=== AVAILABLE DATA ===

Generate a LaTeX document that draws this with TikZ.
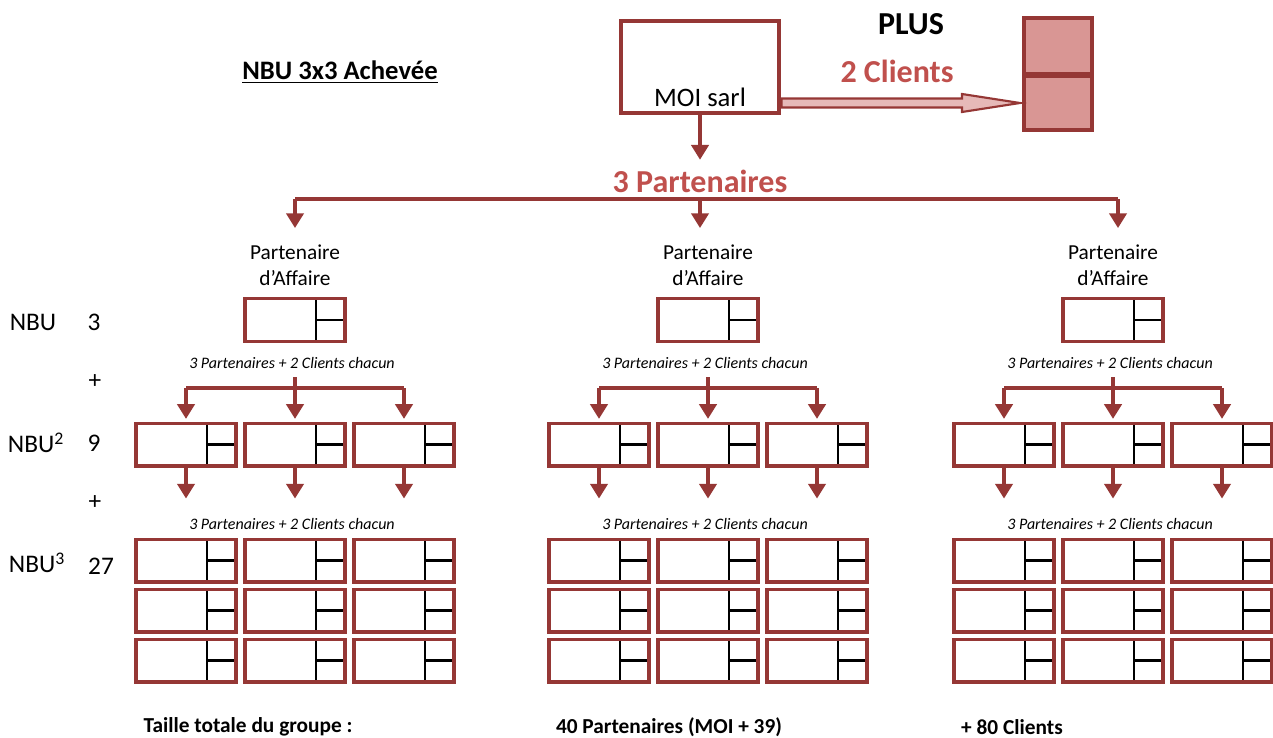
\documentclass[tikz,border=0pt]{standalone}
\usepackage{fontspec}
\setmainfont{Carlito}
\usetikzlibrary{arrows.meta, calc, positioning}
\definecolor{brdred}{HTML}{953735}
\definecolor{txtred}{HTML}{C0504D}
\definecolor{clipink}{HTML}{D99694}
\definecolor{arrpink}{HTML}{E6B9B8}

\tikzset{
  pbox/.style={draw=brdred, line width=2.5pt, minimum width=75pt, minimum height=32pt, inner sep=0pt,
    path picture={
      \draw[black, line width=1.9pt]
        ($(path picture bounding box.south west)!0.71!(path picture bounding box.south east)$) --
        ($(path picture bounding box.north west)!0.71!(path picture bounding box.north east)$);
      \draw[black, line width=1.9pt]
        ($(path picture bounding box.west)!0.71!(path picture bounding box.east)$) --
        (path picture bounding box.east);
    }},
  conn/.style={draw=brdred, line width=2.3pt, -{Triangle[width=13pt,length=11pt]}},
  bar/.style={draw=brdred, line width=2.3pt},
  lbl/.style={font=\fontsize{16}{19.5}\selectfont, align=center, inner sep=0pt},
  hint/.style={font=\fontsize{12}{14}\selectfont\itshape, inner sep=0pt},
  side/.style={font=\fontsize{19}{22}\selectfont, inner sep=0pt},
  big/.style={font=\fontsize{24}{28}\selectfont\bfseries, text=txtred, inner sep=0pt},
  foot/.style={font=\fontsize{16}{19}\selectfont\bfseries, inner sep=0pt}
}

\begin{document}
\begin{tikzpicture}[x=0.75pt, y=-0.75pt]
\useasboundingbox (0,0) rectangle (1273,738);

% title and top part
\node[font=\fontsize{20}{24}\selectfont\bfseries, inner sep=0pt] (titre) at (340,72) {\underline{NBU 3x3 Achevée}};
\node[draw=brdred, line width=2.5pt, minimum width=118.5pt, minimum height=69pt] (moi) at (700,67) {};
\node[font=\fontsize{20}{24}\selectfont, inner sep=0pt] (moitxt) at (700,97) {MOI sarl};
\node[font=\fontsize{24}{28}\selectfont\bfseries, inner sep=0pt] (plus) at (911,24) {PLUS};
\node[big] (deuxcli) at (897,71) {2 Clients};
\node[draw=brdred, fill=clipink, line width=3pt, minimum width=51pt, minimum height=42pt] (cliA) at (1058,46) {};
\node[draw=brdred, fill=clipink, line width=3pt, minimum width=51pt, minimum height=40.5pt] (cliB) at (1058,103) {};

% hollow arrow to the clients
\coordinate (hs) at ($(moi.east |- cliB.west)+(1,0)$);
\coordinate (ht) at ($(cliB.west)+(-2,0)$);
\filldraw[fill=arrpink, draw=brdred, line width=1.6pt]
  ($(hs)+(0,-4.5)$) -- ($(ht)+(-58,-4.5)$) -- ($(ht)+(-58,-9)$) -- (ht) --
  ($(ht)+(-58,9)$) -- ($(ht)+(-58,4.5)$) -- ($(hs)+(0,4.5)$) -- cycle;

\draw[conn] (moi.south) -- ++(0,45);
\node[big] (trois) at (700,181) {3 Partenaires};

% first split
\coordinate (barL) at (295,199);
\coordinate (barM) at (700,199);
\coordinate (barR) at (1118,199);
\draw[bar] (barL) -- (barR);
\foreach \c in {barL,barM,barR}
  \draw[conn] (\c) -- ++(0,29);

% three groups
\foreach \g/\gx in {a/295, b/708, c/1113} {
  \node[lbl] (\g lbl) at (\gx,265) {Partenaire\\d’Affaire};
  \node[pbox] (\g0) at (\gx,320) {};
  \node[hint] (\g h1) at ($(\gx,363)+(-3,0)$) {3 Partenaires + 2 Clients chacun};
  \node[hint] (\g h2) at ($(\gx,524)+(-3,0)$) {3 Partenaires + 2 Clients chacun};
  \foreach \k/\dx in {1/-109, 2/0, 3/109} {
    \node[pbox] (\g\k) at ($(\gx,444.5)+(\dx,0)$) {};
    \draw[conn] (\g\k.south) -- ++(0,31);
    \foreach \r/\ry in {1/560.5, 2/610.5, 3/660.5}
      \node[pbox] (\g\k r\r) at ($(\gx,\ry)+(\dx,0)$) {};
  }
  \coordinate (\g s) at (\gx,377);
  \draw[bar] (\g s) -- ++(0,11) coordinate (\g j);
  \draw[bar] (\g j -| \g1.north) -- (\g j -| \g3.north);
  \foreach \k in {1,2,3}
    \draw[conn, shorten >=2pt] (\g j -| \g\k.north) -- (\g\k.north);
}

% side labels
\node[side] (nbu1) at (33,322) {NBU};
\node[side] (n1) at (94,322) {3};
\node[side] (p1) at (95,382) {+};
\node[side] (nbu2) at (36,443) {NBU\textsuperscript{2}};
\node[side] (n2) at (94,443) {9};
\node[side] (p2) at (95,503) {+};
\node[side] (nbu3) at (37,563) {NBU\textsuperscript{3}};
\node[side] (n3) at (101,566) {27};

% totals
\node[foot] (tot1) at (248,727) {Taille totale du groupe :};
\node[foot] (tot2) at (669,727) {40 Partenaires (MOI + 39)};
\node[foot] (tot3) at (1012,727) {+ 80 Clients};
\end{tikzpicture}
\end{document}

===

Write out every line above exactly as it is, leaving out the pictures.

▶ [ANSWER TO THE TASK]
Generate a LaTeX document that draws this with TikZ.
\documentclass[tikz,border=0pt]{standalone}
\usepackage{fontspec}
\setmainfont{Carlito}
\usetikzlibrary{arrows.meta, calc, positioning}
\definecolor{brdred}{HTML}{953735}
\definecolor{txtred}{HTML}{C0504D}
\definecolor{clipink}{HTML}{D99694}
\definecolor{arrpink}{HTML}{E6B9B8}

\tikzset{
  pbox/.style={draw=brdred, line width=2.5pt, minimum width=75pt, minimum height=32pt, inner sep=0pt,
    path picture={
      \draw[black, line width=1.9pt]
        ($(path picture bounding box.south west)!0.71!(path picture bounding box.south east)$) --
        ($(path picture bounding box.north west)!0.71!(path picture bounding box.north east)$);
      \draw[black, line width=1.9pt]
        ($(path picture bounding box.west)!0.71!(path picture bounding box.east)$) --
        (path picture bounding box.east);
    }},
  conn/.style={draw=brdred, line width=2.3pt, -{Triangle[width=13pt,length=11pt]}},
  bar/.style={draw=brdred, line width=2.3pt},
  lbl/.style={font=\fontsize{16}{19.5}\selectfont, align=center, inner sep=0pt},
  hint/.style={font=\fontsize{12}{14}\selectfont\itshape, inner sep=0pt},
  side/.style={font=\fontsize{19}{22}\selectfont, inner sep=0pt},
  big/.style={font=\fontsize{24}{28}\selectfont\bfseries, text=txtred, inner sep=0pt},
  foot/.style={font=\fontsize{16}{19}\selectfont\bfseries, inner sep=0pt}
}

\begin{document}
\begin{tikzpicture}[x=0.75pt, y=-0.75pt]
\useasboundingbox (0,0) rectangle (1273,738);

% title and top part
\node[font=\fontsize{20}{24}\selectfont\bfseries, inner sep=0pt] (titre) at (340,72) {\underline{NBU 3x3 Achevée}};
\node[draw=brdred, line width=2.5pt, minimum width=118.5pt, minimum height=69pt] (moi) at (700,67) {};
\node[font=\fontsize{20}{24}\selectfont, inner sep=0pt] (moitxt) at (700,97) {MOI sarl};
\node[font=\fontsize{24}{28}\selectfont\bfseries, inner sep=0pt] (plus) at (911,24) {PLUS};
\node[big] (deuxcli) at (897,71) {2 Clients};
\node[draw=brdred, fill=clipink, line width=3pt, minimum width=51pt, minimum height=42pt] (cliA) at (1058,46) {};
\node[draw=brdred, fill=clipink, line width=3pt, minimum width=51pt, minimum height=40.5pt] (cliB) at (1058,103) {};

% hollow arrow to the clients
\coordinate (hs) at ($(moi.east |- cliB.west)+(1,0)$);
\coordinate (ht) at ($(cliB.west)+(-2,0)$);
\filldraw[fill=arrpink, draw=brdred, line width=1.6pt]
  ($(hs)+(0,-4.5)$) -- ($(ht)+(-58,-4.5)$) -- ($(ht)+(-58,-9)$) -- (ht) --
  ($(ht)+(-58,9)$) -- ($(ht)+(-58,4.5)$) -- ($(hs)+(0,4.5)$) -- cycle;

\draw[conn] (moi.south) -- ++(0,45);
\node[big] (trois) at (700,181) {3 Partenaires};

% first split
\coordinate (barL) at (295,199);
\coordinate (barM) at (700,199);
\coordinate (barR) at (1118,199);
\draw[bar] (barL) -- (barR);
\foreach \c in {barL,barM,barR}
  \draw[conn] (\c) -- ++(0,29);

% three groups
\foreach \g/\gx in {a/295, b/708, c/1113} {
  \node[lbl] (\g lbl) at (\gx,265) {Partenaire\\d’Affaire};
  \node[pbox] (\g0) at (\gx,320) {};
  \node[hint] (\g h1) at ($(\gx,363)+(-3,0)$) {3 Partenaires + 2 Clients chacun};
  \node[hint] (\g h2) at ($(\gx,524)+(-3,0)$) {3 Partenaires + 2 Clients chacun};
  \foreach \k/\dx in {1/-109, 2/0, 3/109} {
    \node[pbox] (\g\k) at ($(\gx,444.5)+(\dx,0)$) {};
    \draw[conn] (\g\k.south) -- ++(0,31);
    \foreach \r/\ry in {1/560.5, 2/610.5, 3/660.5}
      \node[pbox] (\g\k r\r) at ($(\gx,\ry)+(\dx,0)$) {};
  }
  \coordinate (\g s) at (\gx,377);
  \draw[bar] (\g s) -- ++(0,11) coordinate (\g j);
  \draw[bar] (\g j -| \g1.north) -- (\g j -| \g3.north);
  \foreach \k in {1,2,3}
    \draw[conn, shorten >=2pt] (\g j -| \g\k.north) -- (\g\k.north);
}

% side labels
\node[side] (nbu1) at (33,322) {NBU};
\node[side] (n1) at (94,322) {3};
\node[side] (p1) at (95,382) {+};
\node[side] (nbu2) at (36,443) {NBU\textsuperscript{2}};
\node[side] (n2) at (94,443) {9};
\node[side] (p2) at (95,503) {+};
\node[side] (nbu3) at (37,563) {NBU\textsuperscript{3}};
\node[side] (n3) at (101,566) {27};

% totals
\node[foot] (tot1) at (248,727) {Taille totale du groupe :};
\node[foot] (tot2) at (669,727) {40 Partenaires (MOI + 39)};
\node[foot] (tot3) at (1012,727) {+ 80 Clients};
\end{tikzpicture}
\end{document}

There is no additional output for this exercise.